THE STATE’S VOCATIONAL-TECHNICAL schools have long stood as one of the unheralded success stories of the education reform efforts begun in the early 1990s. A new book, published by Pioneer Institute, gives the schools their much-deserved due. 

Hands-On Achievement: Massachusetts’s National Model Vocational-Technical Schools chronicles the history of vocational education and documents how schools that were initially wary of the new standards and accountability imposed by the Education Reform Act of 1993 rose to meet the challenge, becoming centers of academic excellence as well as quality hands-on instruction in vocational fields. But the book is also giving new fuel to the recent debate over admission policies at voc schools by suggesting the state should roll back recent changes to admission regulations. 

For several years, local elected officials and a coalition of community groups railed against state regulations that allow vocational schools to use selective admissions criteria in enrolling students. They argued that letting the schools rank applicants based on grades, attendance, and their discipline record was cutting off access to voc schools for some students who struggled in middle school and might benefit most from a more hands-on approach to learning. What’s more, they said, the policies were disproportionately cutting off voc-tech access for students of color, English learners, and low-income applicants. 

After years of pressure, the state Department of Elementary and Secondary Education adopted new regulations last June that prohibit voc schools from using admission criteria that have a disproportionate impact on any groups protected by state and federal law unless they can show such standards are “essential to participation” in the school’s program. The state also changed regulations so that schools could no longer count excused absences or minor discipline issues in their admissions rubric. 

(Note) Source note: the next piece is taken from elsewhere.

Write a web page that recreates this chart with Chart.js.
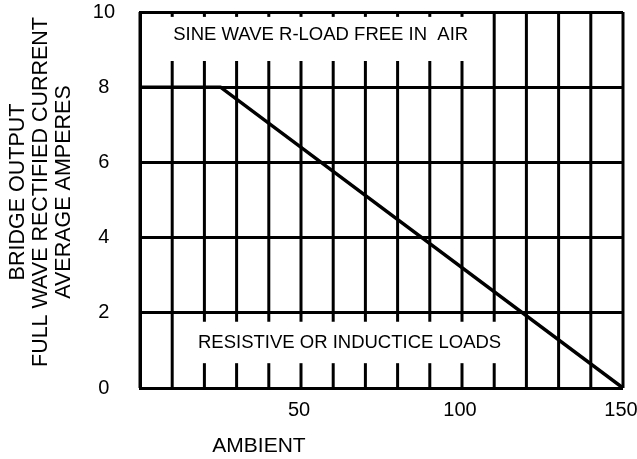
<!DOCTYPE html>
<html>
<head>
<meta charset="utf-8">
<script src="https://cdn.jsdelivr.net/npm/chart.js@4.4.0/dist/chart.umd.min.js"></script>
<style>
  html, body { margin: 0; padding: 0; background: #fff; }
  #wrap { width: 637px; height: 459px; }
</style>
</head>
<body>
<div id="wrap"><canvas id="derating"></canvas></div>
<script>
// derating curve: ambient (x) vs average amperes (y)
var ambient = [0, 25, 150];
var amperes = [8, 8, 0];
var xTickLabels = [50, 100, 150];
var yTickLabels = [0, 2, 4, 6, 8, 10];
var verticalGrid = [0, 10, 20, 30, 40, 50, 60, 70, 80, 90, 100, 110, 120, 130, 140, 150];

var FONT = '"Liberation Sans", Arial, sans-serif';

// vertical grid lines, broken where the two notes sit
var gridPlugin = {
  id: 'gridPlugin',
  beforeDatasetsDraw: function(chart) {
    var ctx = chart.ctx;
    var xs = chart.scales.x, ys = chart.scales.y;
    ctx.save();
    ctx.strokeStyle = '#000';
    ctx.lineWidth = 3;
    verticalGrid.forEach(function(v) {
      var px = xs.getPixelForValue(v);
      var segs = [[0, 10]];
      if (v >= 10 && v <= 100) segs = [[0, 8.7], [9.87, 10]];
      if (v >= 20 && v <= 110) {
        segs = segs.reduce(function(out, s) {
          if (s[0] < 0.66 && s[1] > 1.76) { out.push([s[0], 0.66]); out.push([1.76, s[1]]); }
          else out.push(s);
          return out;
        }, []);
      }
      segs.forEach(function(s) {
        ctx.beginPath();
        ctx.moveTo(px, ys.getPixelForValue(s[0]));
        ctx.lineTo(px, ys.getPixelForValue(s[1]));
        ctx.stroke();
      });
    });
    ctx.restore();
  },
  afterDraw: function(chart) {
    var ctx = chart.ctx;
    var xs = chart.scales.x, ys = chart.scales.y;
    ctx.save();
    ctx.fillStyle = '#000';
    ctx.textBaseline = 'middle';

    // notes inside the plot
    ctx.font = '18.5px ' + FONT;
    ctx.textAlign = 'left';
    ctx.fillText('SINE WAVE R-LOAD FREE IN  AIR', xs.getPixelForValue(10.3), ys.getPixelForValue(9.38));
    ctx.fillText('RESISTIVE OR INDUCTICE LOADS', xs.getPixelForValue(18), ys.getPixelForValue(1.19));

    // x title
    ctx.font = '21px ' + FONT;
    ctx.textAlign = 'center';
    ctx.fillText('AMBIENT', 259, 446);

    // y title, three rotated lines
    ctx.font = '21.5px ' + FONT;
    var lines = ['BRIDGE OUTPUT', 'FULL WAVE RECTIFIED CURRENT', 'AVERAGE AMPERES'];
    var cx = [18, 41, 64];
    lines.forEach(function(t, i) {
      ctx.save();
      ctx.translate(cx[i], 192);
      ctx.rotate(-Math.PI / 2);
      ctx.fillText(t, 0, 0);
      ctx.restore();
    });
    ctx.restore();
  }
};

new Chart(document.getElementById('derating'), {
  type: 'scatter',
  data: {
    datasets: [{
      data: ambient.map(function(a, i) { return { x: a, y: amperes[i] }; }),
      showLine: true,
      borderColor: '#000',
      borderWidth: 3.5,
      pointRadius: 0,
      tension: 0
    }]
  },
  options: {
    responsive: true,
    maintainAspectRatio: false,
    animation: false,
    layout: { padding: { top: 12, right: 14, bottom: 0, left: 0 } },
    plugins: { legend: { display: false }, tooltip: { enabled: false } },
    scales: {
      x: {
        type: 'linear',
        min: 0,
        max: 150,
        grid: { display: false, drawTicks: false },
        border: { display: false },
        afterBuildTicks: function(scale) {
          scale.ticks = xTickLabels.map(function(v) { return { value: v }; });
        },
        afterFit: function(scale) {
          scale.height = 71;
          scale.paddingRight = 0;
          scale.paddingLeft = 0;
        },
        ticks: {
          autoSkip: false,
          maxRotation: 0,
          padding: 10,
          labelOffset: -2,
          color: '#000',
          font: { family: FONT, size: 20 }
        }
      },
      y: {
        min: 0,
        max: 10,
        grid: { color: '#000', lineWidth: 3, drawTicks: false },
        border: { color: '#000', width: 3 },
        afterBuildTicks: function(scale) {
          scale.ticks = yTickLabels.map(function(v) { return { value: v }; });
        },
        afterFit: function(scale) {
          scale.width = 140;
          scale.paddingTop = 0;
          scale.paddingBottom = 0;
        },
        ticks: {
          padding: 25,
          crossAlign: 'center',
          color: '#000',
          font: { family: FONT, size: 20 }
        }
      }
    }
  },
  plugins: [gridPlugin]
});
</script>
</body>
</html>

The Vocational Schools Justice Coalition wanted the state to go much further and order voc schools to admit students by lottery, as state law requires for charter schools that have more applicants than seats. The coalition said it will press for more changes if voc school enrollment data this coming fall continue to show the disparities that advocates have pointed to. 

But the new book on the state’s vocational schools says the changes already put in place threaten the schools’ success, and it sounds a warning about the possibility of the state going further and requiring admission lotteries. 

“This recent replacement of voc-tech schools’ longstanding admissions process with the potential threat of a lottery system chips away at the autonomy voc-tech schools have earned and that has been a key ingredient in their success,” says the book. “State policy makers should reverse the changes [they recently made] and restore full autonomy over admissions policies to voc-tech districts and schools.”

David Ferreira, co-editor of the book, said there are concerns with an open admission policy that voc schools would end up with students not as committed to their programs who could end up leaving after a year and going back to the district high school. He said there are also safety reasons for screening students based on their discipline record. “You’ve got 15 kids with welding torches and somebody starts horsing around, you’ve got major issues,” he said. 

But Lew Finfer, an organizer of the coalition fighting for admission changes, slammed the idea that the admission changes are a threat to the schools and said it’s unfair to have “life opportunities for students determined by what they did in 8th grade.” 

“Some people can change and blossom and do better in a voc setting than in a classroom setting, but they don’t get the chance,” said Finfer. “They’re public schools and they’re using a private college admissions policy.”